しかも、本発明の方法による回収液中の有価物濃度が高く、新たに使用する洗浄水を少なくすることができる点で優れている。
【0040】
【発明の効果】
本発明の方法によれば、発酵ブロス等から製品液(有価物含有液)を分離した後に、残された分離残渣である濃縮菌体と共に残留している有価物を回収する際の回収率を改善し、高濃度の有価物含有液を回収することができる。あるいは、染料原液等のように含まれる塩等の不純物を除去する際の除去率を改善し、有価物に残存する塩等の不純物を少なくして分離・回収することができる。
【0041】
また、本発明では、使用する水等の洗浄媒液の使用量が低減できると共に、廃水の量を少なくできるため、効率的で経済的な方法である。
本発明では、回収液中の有価物が高濃度であり、その後の工程で濃縮等に要するスチーム等のエネルギーの節減ができ、その効果も大きなものである。最も普通の連続式膜処理に改良が加えられ、最近普及し始めた方式である一段セミバッチ式に比べて、本発明の場合にはスチーム代を半分に低減することが可能である。
さらには、システム全体として有価物回収率が良好になるため、排出される排液中の有機物等を低減することになり、その後の排水処理の負担の軽減に寄与することは、当業者にとって容易に理解できるところである。

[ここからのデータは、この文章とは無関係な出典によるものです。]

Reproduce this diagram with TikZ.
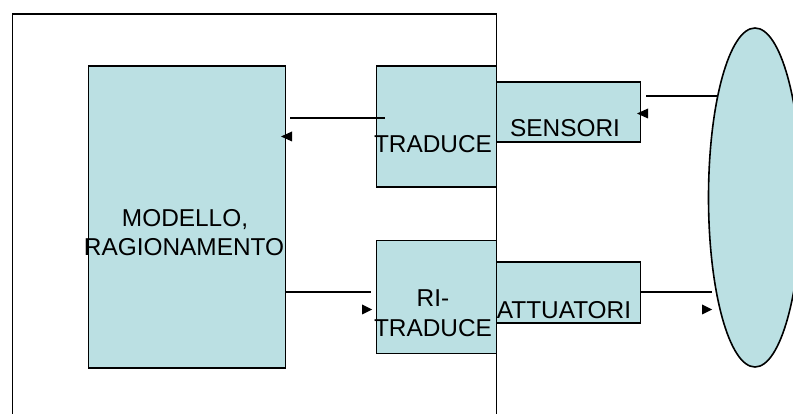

装置としても、連続式に比べ設置場所が少なく、コンパクトで簡易なものとすることができる。
【図面の簡単な説明】
【図1】本発明に用いる装置の一例を示す概略図である。
【図2】本発明に用いる装置の一例を示す概略図である。
【図3】R値とリジン回収率との関係を示すグラフである。
【図4】R値と不純物除去率との関係を示すグラフである。
【図5】従来法のセミバッチ式の処理装置の説明図である。
【図6】従来法の多段連続向流式の装置の説明図である。
【符号の説明】
1 容器
2 処理原液
3 ポンプ
4 膜分離装置
A,B,C,D,E 容器
a,b,c,d,e,f,g,h,i,k,l,m,n 弁
P−1,2 ポンプ
G 膜分離装置

Claims (5)

  1. 目的成分を含有している処理原液を用い、該処理原液を貯留した容器内に洗浄液を添加し混合しながら、膜処理によって目的成分を透過液側に移行させるセミバッチシステムであって、別途用意された一または複数の目的成分濃度の異なる洗浄液を、目的成分濃度の高い順番に洗浄に使用し、最終の洗浄には洗浄媒液のみを使用する時間差的な多段向流洗浄操作を行い、前記の洗浄操作に並行して膜処理を行うことを特徴とする目的成分の分離・回収方法。
  2. 最も目的成分濃度の高い洗浄液を用いた際の膜処理によって得られる透過液を系外に取り出し、最終の水等の洗浄媒液のみを使用した洗浄の際の膜処理によって残留液を得、途中の膜処理による透過液を洗浄液として利用することを特徴とする処理原液を透過液と残留液とに分離する請求項1記載の目的成分の分離・回収方法。
  3. 目的成分である有価物を含有している処理原液から、有価物を含む透過液を系外に取り出す請求項1または2記載の目的成分の分離・回収方法。
  4. 目的成分と共に有価物を含有している処理原液から、有価物を含む残留液を分離する請求項1または2記載の目的成分の分離・回収方法。
  5. 洗浄媒液が水である請求項1〜4のいづれかに記載の目的成分の分離・回収方法。